Your barb went after the male guppy in particular because I am certain his long tail made him a great nipping target and he won't have been as quick as the females. She probably doesn't feel there's room for any more little guppies and is one of the more dominant fish.
She may also be one of the lower ranking fish - I have seen this sort of thing happen when the fish lowest in a hierarchy attacks a new inhabitant because he/she doesn't normaly have anything to pick on and wants to have something lower ranking than him/her.
 
ok....more developments..........

the male barbs have started chasing the female barbs like mad non-stop. So i am thinking....perhaps the females released some hormones for spawning and thats what made them agressive towards the newly introduced male guppy and hence the chasing around now from the male barbs ?

I must point out that i have had these barbs for 9 months and this is the FIRST time i have seen them show any agression or chasing about of the females. They were juvenile when i got them and they have tripled in size. Could it be that they have only just reached maturity and this is the the cause of the change of behaviour ?

P.s.

The male guppy that i removed to 'safety' in my smaller tank that had two females in has dissapeared this morning.
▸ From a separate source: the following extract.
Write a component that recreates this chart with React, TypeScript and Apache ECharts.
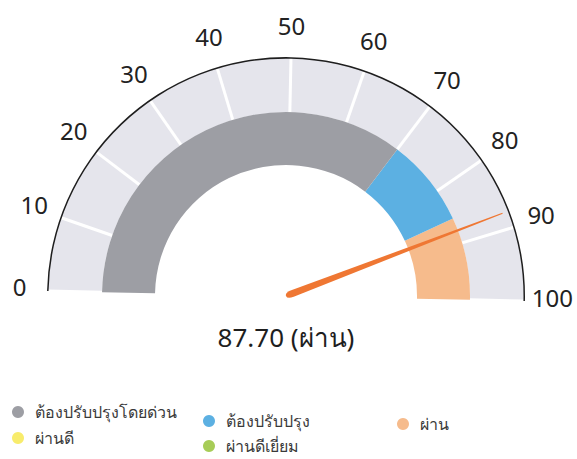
import React, { useEffect, useRef } from "react";
import * as echarts from "echarts";

// ---- data ----
const categoryNames = ["ต้องปรับปรุงโดยด่วน", "ต้องปรับปรุง", "ผ่าน", "ผ่านดี", "ผ่านดีเยี่ยม"];
const categoryColors = ["#9d9ea4", "#5cb0e2", "#f6bb8c", "#f8ec6c", "#a7cc57"];
const bandUpperBounds = [70, 85.5, 100]; // upper value of grey, blue, orange bands
const scoreValue = 87.7;
const scoreLabel = "ผ่าน";
const tickValues = [0, 10, 20, 30, 40, 50, 60, 70, 80, 90, 100];
const axisMin = 0;
const axisMax = 100;
const axisInterval = 10;

// ---- layout / style ----
const FONT = "'Noto Sans', 'Open Sans', sans-serif";
const CX = 286;
const CY = 296;
const LABEL_CY = 292;
const R_OUT = 238;
const TILT = 1.2; // the reference photo is slightly rotated clockwise (degrees)
const G_START = 180 - TILT;
const G_END = -TILT;
const L_START = 180 - TILT;
const L_END = -TILT;
const LABEL_MARGIN = -14;
const LABEL_RADIUS = 266.5; // radius of label centres
const LABEL_SIZE = 24;

// legend item centres (circle) for each category
const legendPos = [
  [18, 412],
  [209, 421],
  [403, 424],
  [18, 438],
  [209, 446],
];

function buildLabelRich() {
  const canvas = document.createElement("canvas");
  const ctx = canvas.getContext("2d")!;
  ctx.font = `${LABEL_SIZE}px ${FONT}`;
  const h = ctx.measureText("国").width || LABEL_SIZE;
  const A = R_OUT + LABEL_MARGIN;
  const span = axisMax - axisMin;
  const rich: Record<string, any> = {};
  tickValues.forEach((v) => {
    const w = ctx.measureText(String(v)).width;
    const deg = L_START - ((v - axisMin) / span) * (L_START - L_END);
    const phi = (deg * Math.PI) / 180;
    const c = Math.cos(phi);
    const s = Math.sin(phi);
    const ax = A * c;
    const ay = -A * s;
    const tx = LABEL_RADIUS * c;
    const ty = -LABEL_RADIUS * s;
    const align = Math.abs(ax) / R_OUT < 0.3 ? "center" : ax > 0 ? "left" : "right";
    const valign = Math.abs(ay) / R_OUT < 0.3 ? "middle" : ay > 0 ? "top" : "bottom";
    let pl = 0, pr = 0, pt = 0, pb = 0;
    if (align === "center") {
      const d = tx - ax;
      pl = Math.max(0, 2 * d);
      pr = Math.max(0, -2 * d);
    } else if (align === "left") {
      pl = Math.max(0, tx - ax - w / 2);
    } else {
      pr = Math.max(0, ax - w / 2 - tx);
    }
    if (valign === "middle") {
      const d = ty - ay;
      pt = Math.max(0, 2 * d);
      pb = Math.max(0, -2 * d);
    } else if (valign === "top") {
      pt = Math.max(0, ty - ay - h / 2);
    } else {
      pb = Math.max(0, ay - h / 2 - ty);
    }
    rich["t" + v] = {
      fontSize: LABEL_SIZE,
      fontFamily: FONT,
      color: "#222222",
      padding: [pt, pr, pb, pl],
    };
  });
  return rich;
}

export default function App() {
  const ref = useRef<HTMLDivElement>(null);
  useEffect(() => {
    document.body.style.margin = "0";
    if (!ref.current) return;
    const chart = echarts.init(ref.current, undefined, { renderer: "svg" });
    const span = axisMax - axisMin;
    const bandStops = bandUpperBounds.map((v, i) => [(v - axisMin) / span, categoryColors[i]]);

    const hidden = {
      axisTick: { show: false },
      splitLine: { show: false },
      axisLabel: { show: false },
      pointer: { show: false },
      anchor: { show: false },
      title: { show: false },
      detail: { show: false },
    };

    const legends = categoryNames.map((name, i) => ({
      icon: "circle",
      itemWidth: 12,
      itemHeight: 12,
      selectedMode: false,
      left: legendPos[i][0] - 6,
      top: legendPos[i][1] - 15,
      padding: 0,
      data: [name],
      textStyle: { fontFamily: FONT, fontSize: 16, color: "#3a3a3a", lineHeight: 20, padding: [10, 0, 0, 6] },
    }));

    const gaugeBase = {
      type: "gauge",
      center: [CX, CY],
      startAngle: G_START,
      endAngle: G_END,
      min: axisMin,
      max: axisMax,
    };

    chart.setOption({
      animation: false,
      backgroundColor: "#ffffff",
      polar: { center: [CX, LABEL_CY], radius: R_OUT },
      angleAxis: {
        type: "value",
        min: axisMin,
        max: axisMax,
        interval: axisInterval,
        startAngle: L_START,
        endAngle: L_END,
        clockwise: true,
        axisLine: { show: false },
        axisTick: { show: false },
        splitLine: { show: false },
        axisLabel: {
          show: true,
          margin: LABEL_MARGIN,
          fontSize: LABEL_SIZE,
          color: "#222",
          fontFamily: FONT,
          formatter: (v: number) => `{t${v}|${v}}`,
          rich: buildLabelRich(),
        },
      },
      radiusAxis: { show: false, min: 0, max: 1 },
      legend: legends,
      series: [
        {
          ...gaugeBase,
          radius: R_OUT,
          splitNumber: span / axisInterval,
          ...hidden,
          axisLine: { lineStyle: { width: 54, color: [[1, "#e5e5ec"]] } },
          splitLine: { show: true, distance: -54, length: 54, lineStyle: { color: "#ffffff", width: 3 } },
          data: [],
        },
        {
          ...gaugeBase,
          radius: R_OUT + 1,
          ...hidden,
          axisLine: { lineStyle: { width: 1.5, color: [[1, "#1e1e1e"]] } },
          data: [],
        },
        {
          ...gaugeBase,
          radius: 184,
          ...hidden,
          axisLine: { lineStyle: { width: 53, color: bandStops } },
          pointer: {
            show: true,
            icon: "path://M2.6,0 L3.4,0 L6,97 Q6,100 3,100 Q0,100 0,97 Z",
            length: "126%",
            width: 7,
            itemStyle: { color: "#ef7733" },
          },
          detail: {
            show: true,
            offsetCenter: [0, 41],
            fontSize: 26,
            fontWeight: "normal",
            fontFamily: FONT,
            color: "#1e1e1e",
            formatter: (v: number) => `${v.toFixed(2)} (${scoreLabel})`,
          },
          data: [{ value: scoreValue, name: scoreLabel }],
        },
        {
          type: "pie",
          name: "legend",
          center: [-200, -200],
          radius: 1,
          stillShowZeroSum: false,
          silent: true,
          label: { show: false },
          labelLine: { show: false },
          data: categoryNames.map((n, i) => ({ name: n, value: 0, itemStyle: { color: categoryColors[i] } })),
        },
      ],
    });
    return () => chart.dispose();
  }, []);
  return <div ref={ref} style={{ width: 577, height: 459 }} />;
}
Could he have died and been eaten by the females guppies ?!

Many questions there...apologies,

Rob
 
this may not be exactly on the subject but i just got a few tinfoil barbs and one of them is larger than the other two and it likes to chase the other two around the tank and nips at them. I do not see any sign of damage? Any idea? They also go nuts when I feed them food. They act like a group of trout at a hatchery.
 
I can pretty much gaurauntee that it had nothing to do with sex hormones, Maybe the color however.

If the new guppies were a color that the barbs found offensive they might go after them. but it probably has more to do with the barbs feeling that there established territory is to small for them, let aloneothers.
 
yeah well something triggers male gold barbs to get crazy about the female gold barbs every couple weeks as in my tank every couple weeks there will be a day when the males will go nuts and chase the females constantly and rub against them and nip at them. They've never gone after any other fish though just each other, including my ram with his nice long fins and everything in fact he chases them around every now and then. I love my gold barbs though so :p to you sirminion.